I have dealt with the factual aspect of this matter in greater detail than usual. I was satisfied at the time the application was made, that there was no real basis for the application. The impression has to be avoided, especially in this jurisdiction where there are few judges, that a litigant can pick and choose the judge who is to hear his case, by applying recusal, on the flimsiest grounds in so far as the judge who is not his first choice. In so far as the application is concerned the affidavit did not in fact add anything to what was already before the court because the respondent's reply to the notice was annexed to the affidavit in support to the application. As I have observed the matter is not one requiring the filing of affidavits as the answer lies in comparing the notice with respondent's affidavit to determine whether the documents are referred to therein.


When the matter was called this application for recusal was presented. After hearing Mr. Du Toit, I refused to accede to the application and informed him that my reasons will be furnished later. These are the reasons.
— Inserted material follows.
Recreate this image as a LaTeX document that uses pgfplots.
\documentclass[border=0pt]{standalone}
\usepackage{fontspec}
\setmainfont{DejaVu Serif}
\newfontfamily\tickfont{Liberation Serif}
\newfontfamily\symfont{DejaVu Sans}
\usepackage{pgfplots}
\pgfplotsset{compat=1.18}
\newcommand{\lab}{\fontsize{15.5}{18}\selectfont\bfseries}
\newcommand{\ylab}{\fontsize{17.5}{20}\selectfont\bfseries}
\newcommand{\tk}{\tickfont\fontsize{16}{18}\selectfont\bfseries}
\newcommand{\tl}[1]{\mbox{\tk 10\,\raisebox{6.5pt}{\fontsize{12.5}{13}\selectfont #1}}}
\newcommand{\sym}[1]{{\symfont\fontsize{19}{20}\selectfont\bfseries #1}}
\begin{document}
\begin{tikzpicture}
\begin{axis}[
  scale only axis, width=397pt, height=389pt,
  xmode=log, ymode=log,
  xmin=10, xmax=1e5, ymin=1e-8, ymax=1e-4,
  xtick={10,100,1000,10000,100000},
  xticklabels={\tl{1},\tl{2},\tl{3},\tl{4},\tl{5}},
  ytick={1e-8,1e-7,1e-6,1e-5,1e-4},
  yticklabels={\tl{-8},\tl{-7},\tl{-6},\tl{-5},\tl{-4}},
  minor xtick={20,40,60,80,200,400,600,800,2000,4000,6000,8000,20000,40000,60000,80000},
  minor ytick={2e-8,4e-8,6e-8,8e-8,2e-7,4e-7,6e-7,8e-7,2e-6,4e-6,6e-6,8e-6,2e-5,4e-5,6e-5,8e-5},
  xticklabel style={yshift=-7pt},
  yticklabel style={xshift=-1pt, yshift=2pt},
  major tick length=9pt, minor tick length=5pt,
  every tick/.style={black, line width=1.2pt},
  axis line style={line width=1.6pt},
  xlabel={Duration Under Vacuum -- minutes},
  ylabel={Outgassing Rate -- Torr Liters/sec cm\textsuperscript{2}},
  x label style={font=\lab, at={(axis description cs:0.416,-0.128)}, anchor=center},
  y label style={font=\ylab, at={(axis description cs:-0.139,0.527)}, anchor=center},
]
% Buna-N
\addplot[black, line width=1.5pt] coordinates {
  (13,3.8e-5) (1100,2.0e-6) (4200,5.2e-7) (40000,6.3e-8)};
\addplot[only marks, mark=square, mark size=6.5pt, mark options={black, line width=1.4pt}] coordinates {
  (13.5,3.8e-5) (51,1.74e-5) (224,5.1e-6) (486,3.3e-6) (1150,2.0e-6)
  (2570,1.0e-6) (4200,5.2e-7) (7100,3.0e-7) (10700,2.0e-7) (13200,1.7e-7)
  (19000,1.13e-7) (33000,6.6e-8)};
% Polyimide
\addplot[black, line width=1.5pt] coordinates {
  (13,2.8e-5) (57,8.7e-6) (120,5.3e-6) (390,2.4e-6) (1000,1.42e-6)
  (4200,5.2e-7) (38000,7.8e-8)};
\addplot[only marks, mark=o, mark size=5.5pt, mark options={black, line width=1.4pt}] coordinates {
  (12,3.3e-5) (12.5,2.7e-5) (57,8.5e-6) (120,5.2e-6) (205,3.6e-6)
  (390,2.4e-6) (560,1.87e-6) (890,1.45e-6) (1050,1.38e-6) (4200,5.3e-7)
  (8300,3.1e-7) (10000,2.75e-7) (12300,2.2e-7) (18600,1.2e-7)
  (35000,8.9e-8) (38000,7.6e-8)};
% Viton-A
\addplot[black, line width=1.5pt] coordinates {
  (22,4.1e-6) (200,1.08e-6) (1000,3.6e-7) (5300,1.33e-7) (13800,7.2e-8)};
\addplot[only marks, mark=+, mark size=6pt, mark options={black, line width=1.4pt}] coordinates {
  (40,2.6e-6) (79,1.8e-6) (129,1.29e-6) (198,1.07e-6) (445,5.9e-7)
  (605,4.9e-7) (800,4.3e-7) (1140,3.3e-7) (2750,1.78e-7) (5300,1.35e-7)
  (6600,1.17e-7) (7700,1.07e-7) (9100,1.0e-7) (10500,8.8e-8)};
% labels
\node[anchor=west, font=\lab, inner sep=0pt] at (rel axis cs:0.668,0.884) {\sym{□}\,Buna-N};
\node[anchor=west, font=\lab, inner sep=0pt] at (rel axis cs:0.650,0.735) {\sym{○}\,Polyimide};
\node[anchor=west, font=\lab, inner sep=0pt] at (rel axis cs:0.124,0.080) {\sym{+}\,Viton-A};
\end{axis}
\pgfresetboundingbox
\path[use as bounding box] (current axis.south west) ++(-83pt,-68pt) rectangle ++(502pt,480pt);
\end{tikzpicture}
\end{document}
On my refusal Mr. Du Toit and Mr. Simelane left Court leaving the application for extension of time once again unargued and unmoved. Mr. Flynn who appeared for the respondent did address me and asked me for the application to be dismissed with costs. I reserved my decision thereon and I have decided that the as the application was on the roll but not moved, I have no option but to dismiss it with costs. I leave it to the respondent or any parties concerned to make any further representation as to the order of costs.